§ Task objective
Return exactly the lines that run from the beginning through the line containing "import seaborn as sns", both included, and no others.

--- START Data lines ---

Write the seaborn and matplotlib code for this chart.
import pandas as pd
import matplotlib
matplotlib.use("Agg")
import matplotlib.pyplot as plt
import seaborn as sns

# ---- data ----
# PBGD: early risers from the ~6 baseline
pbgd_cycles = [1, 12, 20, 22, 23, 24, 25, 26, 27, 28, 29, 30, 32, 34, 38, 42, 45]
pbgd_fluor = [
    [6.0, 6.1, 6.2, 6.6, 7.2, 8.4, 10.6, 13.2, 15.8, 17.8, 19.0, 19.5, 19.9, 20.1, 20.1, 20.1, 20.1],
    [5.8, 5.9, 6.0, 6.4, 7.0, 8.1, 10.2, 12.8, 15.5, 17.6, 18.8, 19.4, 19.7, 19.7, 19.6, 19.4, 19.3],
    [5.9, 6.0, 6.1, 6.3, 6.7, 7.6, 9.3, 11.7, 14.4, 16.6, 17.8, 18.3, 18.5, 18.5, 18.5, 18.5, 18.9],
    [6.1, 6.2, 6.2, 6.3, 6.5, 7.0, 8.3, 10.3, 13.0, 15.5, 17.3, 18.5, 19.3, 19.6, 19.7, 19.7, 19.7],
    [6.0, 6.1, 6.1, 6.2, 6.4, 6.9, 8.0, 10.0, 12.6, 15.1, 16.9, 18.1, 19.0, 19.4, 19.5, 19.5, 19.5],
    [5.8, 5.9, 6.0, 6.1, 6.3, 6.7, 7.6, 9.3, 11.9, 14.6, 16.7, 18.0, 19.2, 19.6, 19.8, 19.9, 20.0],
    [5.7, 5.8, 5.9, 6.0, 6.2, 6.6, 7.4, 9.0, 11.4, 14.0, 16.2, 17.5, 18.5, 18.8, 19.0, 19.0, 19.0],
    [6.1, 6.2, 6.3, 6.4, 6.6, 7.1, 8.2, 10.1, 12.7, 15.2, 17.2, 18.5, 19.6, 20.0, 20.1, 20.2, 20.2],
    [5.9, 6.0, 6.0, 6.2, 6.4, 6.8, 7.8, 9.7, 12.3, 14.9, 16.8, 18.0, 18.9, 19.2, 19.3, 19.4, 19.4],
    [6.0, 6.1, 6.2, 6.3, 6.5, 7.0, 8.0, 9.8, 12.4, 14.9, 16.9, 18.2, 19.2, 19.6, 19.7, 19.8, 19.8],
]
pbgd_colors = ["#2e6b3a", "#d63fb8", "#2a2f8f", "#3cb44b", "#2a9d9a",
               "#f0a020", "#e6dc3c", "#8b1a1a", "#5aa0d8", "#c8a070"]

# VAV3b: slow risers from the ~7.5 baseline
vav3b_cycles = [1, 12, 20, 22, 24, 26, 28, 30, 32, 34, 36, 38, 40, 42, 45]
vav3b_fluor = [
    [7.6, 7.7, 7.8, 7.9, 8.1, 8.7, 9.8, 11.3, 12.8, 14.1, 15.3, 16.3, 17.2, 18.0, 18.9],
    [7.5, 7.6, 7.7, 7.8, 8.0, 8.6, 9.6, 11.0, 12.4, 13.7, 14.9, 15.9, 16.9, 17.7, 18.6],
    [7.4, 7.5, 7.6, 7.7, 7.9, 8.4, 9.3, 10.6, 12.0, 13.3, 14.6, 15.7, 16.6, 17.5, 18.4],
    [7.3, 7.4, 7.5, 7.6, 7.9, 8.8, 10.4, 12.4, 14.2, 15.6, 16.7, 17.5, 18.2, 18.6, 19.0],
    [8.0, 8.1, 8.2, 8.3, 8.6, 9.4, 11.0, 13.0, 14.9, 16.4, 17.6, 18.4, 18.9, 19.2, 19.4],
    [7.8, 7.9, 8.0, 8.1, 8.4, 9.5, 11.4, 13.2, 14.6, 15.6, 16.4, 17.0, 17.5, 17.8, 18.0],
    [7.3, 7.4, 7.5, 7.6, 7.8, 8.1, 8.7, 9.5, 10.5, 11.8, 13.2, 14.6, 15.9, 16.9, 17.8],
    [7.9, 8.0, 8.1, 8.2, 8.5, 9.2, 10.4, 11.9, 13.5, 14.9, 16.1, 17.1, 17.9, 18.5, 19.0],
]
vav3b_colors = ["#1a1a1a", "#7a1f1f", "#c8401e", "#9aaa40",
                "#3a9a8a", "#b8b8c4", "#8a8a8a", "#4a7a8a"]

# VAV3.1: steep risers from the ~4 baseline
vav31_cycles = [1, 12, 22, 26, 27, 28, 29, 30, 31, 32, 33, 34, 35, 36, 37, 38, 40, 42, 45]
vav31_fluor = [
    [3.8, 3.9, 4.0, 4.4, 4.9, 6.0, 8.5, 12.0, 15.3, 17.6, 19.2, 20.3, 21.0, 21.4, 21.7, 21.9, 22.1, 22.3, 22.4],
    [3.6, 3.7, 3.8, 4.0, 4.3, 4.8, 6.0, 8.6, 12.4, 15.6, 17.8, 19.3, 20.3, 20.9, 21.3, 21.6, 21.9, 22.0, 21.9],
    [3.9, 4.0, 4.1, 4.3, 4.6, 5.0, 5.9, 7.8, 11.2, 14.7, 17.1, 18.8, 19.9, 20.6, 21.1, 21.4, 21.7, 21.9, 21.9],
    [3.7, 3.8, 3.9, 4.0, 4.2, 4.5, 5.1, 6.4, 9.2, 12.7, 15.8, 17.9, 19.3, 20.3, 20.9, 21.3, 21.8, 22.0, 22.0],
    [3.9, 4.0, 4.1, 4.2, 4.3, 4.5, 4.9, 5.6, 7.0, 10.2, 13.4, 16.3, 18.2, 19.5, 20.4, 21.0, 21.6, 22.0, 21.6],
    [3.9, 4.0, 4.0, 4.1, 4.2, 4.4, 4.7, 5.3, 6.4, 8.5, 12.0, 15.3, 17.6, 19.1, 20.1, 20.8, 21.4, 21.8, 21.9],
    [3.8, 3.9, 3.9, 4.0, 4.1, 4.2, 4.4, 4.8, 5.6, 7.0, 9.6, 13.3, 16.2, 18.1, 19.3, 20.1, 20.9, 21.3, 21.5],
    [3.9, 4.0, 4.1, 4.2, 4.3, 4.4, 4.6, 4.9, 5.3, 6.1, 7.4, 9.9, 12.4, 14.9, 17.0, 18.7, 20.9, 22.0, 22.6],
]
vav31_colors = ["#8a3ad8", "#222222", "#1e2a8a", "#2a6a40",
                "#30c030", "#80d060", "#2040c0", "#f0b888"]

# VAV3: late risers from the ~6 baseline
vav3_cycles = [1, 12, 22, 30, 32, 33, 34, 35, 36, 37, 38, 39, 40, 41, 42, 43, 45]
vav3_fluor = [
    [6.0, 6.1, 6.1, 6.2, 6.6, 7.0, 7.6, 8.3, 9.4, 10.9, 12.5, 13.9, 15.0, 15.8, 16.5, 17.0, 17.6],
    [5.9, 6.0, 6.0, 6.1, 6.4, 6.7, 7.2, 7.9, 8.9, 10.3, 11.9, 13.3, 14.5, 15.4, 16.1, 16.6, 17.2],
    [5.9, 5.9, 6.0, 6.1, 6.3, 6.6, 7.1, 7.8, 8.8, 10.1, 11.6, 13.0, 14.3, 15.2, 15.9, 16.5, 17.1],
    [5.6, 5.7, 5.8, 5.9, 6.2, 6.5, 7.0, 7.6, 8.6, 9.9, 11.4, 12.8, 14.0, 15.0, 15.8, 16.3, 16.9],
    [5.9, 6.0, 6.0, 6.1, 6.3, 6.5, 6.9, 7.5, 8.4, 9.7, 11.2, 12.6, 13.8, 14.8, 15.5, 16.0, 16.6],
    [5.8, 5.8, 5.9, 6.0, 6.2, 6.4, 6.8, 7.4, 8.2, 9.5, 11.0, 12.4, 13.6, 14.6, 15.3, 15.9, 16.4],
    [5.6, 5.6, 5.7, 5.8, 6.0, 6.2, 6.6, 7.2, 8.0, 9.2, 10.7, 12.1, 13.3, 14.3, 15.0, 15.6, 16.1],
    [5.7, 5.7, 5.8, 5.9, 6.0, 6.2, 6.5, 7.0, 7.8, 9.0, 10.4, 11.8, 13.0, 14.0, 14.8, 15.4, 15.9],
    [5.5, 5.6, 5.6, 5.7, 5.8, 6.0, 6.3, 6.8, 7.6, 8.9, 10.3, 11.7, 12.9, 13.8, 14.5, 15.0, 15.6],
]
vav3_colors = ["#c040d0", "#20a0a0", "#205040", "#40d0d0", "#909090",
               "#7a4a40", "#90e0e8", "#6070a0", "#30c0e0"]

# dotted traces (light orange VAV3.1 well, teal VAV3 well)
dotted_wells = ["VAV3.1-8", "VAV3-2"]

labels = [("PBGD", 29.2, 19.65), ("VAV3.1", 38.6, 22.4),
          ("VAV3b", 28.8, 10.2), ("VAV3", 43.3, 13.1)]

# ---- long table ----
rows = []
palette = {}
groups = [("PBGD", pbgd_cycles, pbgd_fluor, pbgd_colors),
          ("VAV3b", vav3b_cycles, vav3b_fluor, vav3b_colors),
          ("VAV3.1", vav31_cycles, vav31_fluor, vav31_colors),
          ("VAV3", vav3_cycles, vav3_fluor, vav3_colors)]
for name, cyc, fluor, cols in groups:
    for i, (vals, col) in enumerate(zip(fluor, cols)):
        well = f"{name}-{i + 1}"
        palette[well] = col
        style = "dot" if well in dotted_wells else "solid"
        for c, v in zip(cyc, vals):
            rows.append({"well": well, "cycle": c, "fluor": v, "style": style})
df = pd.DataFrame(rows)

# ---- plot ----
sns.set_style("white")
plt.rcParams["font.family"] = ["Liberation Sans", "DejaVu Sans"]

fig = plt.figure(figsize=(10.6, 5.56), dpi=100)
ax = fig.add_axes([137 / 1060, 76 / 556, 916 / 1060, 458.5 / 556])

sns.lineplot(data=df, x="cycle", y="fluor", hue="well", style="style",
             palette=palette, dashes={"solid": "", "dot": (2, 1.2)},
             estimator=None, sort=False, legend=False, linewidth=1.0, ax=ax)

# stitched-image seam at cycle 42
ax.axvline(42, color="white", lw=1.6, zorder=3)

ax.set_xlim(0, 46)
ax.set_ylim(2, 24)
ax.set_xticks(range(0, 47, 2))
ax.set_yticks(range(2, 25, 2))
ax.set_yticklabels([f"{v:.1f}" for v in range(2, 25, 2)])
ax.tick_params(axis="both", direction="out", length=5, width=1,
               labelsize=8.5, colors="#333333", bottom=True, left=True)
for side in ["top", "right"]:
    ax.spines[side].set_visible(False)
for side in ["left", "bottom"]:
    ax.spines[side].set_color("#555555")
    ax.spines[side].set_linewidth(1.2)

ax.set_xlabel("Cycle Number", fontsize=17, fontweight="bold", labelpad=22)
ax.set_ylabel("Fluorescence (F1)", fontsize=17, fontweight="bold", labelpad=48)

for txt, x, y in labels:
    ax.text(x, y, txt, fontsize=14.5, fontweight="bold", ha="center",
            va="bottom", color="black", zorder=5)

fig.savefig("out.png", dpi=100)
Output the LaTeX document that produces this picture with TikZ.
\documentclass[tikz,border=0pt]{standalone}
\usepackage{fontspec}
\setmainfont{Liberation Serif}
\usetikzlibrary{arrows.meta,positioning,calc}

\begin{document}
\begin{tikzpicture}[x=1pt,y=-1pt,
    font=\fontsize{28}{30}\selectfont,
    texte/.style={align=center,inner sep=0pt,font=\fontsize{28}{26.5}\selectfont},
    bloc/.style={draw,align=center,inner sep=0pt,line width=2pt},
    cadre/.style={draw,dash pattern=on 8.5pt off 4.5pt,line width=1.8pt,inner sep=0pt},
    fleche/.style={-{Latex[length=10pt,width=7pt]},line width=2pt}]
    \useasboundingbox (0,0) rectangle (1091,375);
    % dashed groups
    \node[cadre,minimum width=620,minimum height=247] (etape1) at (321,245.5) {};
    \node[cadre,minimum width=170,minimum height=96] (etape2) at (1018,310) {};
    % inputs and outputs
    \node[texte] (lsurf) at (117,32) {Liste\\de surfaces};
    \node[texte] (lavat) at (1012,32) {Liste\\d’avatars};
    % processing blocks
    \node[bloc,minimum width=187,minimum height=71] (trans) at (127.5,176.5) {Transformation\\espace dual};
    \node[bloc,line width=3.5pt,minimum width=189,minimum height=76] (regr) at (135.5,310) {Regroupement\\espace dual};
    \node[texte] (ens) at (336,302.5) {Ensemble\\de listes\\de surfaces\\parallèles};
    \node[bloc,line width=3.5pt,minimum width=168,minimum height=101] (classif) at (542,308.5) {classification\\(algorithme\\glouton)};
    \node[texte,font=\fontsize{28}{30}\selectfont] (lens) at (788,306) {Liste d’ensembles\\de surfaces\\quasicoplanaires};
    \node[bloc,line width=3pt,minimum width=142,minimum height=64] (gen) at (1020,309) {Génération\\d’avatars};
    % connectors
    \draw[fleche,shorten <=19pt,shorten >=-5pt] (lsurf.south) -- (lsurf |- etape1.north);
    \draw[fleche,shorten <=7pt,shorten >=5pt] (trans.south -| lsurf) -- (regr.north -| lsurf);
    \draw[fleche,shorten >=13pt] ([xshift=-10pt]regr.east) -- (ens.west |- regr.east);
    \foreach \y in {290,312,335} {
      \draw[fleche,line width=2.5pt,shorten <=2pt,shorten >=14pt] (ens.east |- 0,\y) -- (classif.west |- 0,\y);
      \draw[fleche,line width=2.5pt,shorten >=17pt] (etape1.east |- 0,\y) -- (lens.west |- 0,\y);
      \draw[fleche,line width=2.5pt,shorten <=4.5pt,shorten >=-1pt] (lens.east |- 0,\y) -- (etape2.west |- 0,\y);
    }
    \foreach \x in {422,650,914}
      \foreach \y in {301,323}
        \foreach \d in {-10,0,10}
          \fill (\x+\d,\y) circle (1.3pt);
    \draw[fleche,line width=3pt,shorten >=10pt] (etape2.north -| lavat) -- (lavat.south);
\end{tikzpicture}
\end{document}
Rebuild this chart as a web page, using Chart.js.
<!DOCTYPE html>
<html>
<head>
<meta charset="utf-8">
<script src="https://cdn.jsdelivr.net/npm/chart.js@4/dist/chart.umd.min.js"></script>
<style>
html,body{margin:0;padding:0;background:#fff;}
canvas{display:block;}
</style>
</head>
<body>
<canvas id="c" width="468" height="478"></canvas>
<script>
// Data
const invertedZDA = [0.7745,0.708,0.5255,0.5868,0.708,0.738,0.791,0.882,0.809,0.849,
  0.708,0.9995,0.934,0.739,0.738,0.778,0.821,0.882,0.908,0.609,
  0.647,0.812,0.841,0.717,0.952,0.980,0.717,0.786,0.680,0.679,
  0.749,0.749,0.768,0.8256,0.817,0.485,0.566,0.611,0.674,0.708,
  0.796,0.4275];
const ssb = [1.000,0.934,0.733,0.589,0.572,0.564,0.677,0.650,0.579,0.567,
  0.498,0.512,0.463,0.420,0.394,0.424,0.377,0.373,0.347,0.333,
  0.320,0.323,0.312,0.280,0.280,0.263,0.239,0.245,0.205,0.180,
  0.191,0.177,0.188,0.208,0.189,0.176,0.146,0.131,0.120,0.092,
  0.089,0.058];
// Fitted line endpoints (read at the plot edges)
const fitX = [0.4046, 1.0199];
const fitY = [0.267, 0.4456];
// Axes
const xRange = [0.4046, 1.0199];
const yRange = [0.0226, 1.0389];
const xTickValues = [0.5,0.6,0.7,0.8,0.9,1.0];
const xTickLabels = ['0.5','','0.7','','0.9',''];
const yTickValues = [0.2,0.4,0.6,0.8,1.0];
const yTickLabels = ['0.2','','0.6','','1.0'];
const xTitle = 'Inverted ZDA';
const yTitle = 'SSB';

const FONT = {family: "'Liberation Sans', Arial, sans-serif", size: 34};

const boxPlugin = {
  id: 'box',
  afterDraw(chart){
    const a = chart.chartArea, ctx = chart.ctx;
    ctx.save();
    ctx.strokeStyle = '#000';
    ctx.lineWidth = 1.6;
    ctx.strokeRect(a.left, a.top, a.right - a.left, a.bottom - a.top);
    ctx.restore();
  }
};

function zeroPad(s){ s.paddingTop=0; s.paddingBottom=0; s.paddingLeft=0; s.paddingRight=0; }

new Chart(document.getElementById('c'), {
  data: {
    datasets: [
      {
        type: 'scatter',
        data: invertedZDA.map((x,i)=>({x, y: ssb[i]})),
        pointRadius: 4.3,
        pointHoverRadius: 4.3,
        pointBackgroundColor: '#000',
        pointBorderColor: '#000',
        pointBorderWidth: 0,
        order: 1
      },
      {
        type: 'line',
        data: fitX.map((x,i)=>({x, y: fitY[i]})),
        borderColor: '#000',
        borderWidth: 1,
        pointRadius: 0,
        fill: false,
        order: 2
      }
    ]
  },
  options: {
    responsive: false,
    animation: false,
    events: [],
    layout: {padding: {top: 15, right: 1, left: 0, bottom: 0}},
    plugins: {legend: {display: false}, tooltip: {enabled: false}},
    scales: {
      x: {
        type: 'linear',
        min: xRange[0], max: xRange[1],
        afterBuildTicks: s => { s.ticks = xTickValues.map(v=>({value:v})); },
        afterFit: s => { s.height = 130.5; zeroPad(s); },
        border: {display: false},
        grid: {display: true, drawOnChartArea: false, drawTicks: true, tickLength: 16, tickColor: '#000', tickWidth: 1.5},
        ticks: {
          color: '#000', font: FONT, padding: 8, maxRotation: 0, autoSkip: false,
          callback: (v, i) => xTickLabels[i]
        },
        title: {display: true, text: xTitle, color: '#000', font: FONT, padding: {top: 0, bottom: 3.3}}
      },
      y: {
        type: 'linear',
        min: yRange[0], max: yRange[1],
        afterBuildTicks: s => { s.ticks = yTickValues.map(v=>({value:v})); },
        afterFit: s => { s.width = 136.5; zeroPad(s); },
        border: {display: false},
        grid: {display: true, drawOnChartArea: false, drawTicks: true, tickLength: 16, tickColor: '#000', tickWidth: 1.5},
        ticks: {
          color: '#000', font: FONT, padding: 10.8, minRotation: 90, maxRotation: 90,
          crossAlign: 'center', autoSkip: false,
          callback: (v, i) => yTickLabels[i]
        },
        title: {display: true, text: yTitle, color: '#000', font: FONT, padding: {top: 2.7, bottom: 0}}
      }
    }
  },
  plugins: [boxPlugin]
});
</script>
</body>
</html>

--- END Data lines ---

§ Complete output
Write the seaborn and matplotlib code for this chart.
import pandas as pd
import matplotlib
matplotlib.use("Agg")
import matplotlib.pyplot as plt
import seaborn as sns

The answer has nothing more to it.